Photographer Maggie (Meg Ryan) and astronomer Sam (Matthew Broderick) team up to spy on and torment their former lovers, who have become a couple. This unlikely and mean-spirited premise sees the pair squatting in a New York City apartment opposite their exes and watching them by using Sam’s astronomy equipment for surveillance.
The story doesn’t work for a number of reasons, but mainly because it’s built around cruelty. Are we really meant to relate to them destroying the lives of the people who wronged them?
There are so many silly aspects:
1. Maggie is a revenge-crazed grungy biker/artist with perfect make-up. The film can’t decide how we’re supposed to feel about her.

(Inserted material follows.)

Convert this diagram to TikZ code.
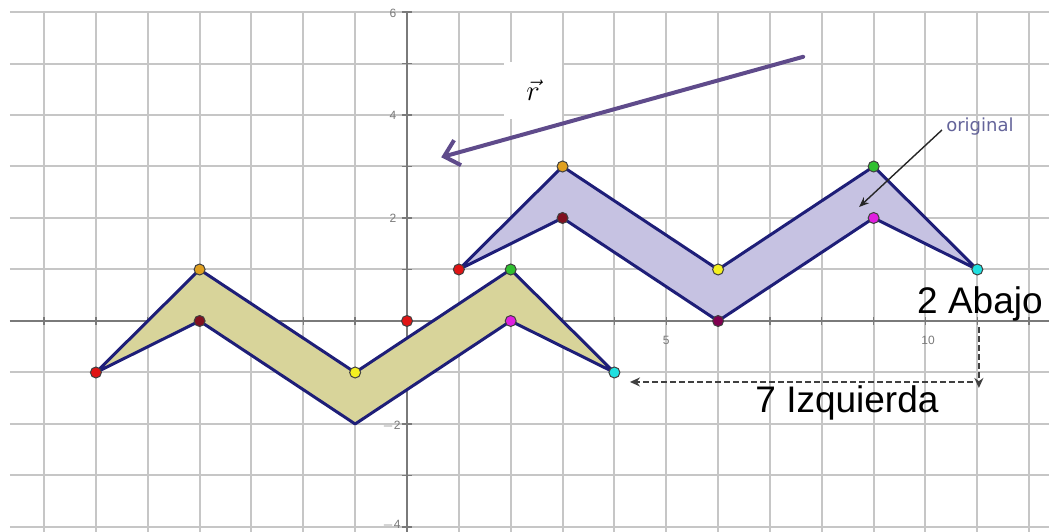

2. Neither Maggie nor Sam have anything else they need to do, such as earning a living. They can spend all of their time dismantling other people’s lives.
3. The Frenchman Anton (Tchéky Karyo) who steals Sam’s sweetheart Linda (Kelly Preston) doesn’t sound French at all. I kept thinking that the plot would reveal him to be an American, but no, he was just acting badly.
4. There’s an absurd scene in which a bunch of kids are persuaded to spray perfume on Anton via water pistols. This sort of thing just doesn’t ring true.
It’s fascinating in a way, but the tone is all wrong and it’s simply not funny. You wonder why Ryan and Broderick ever got mixed up in something so misjudged.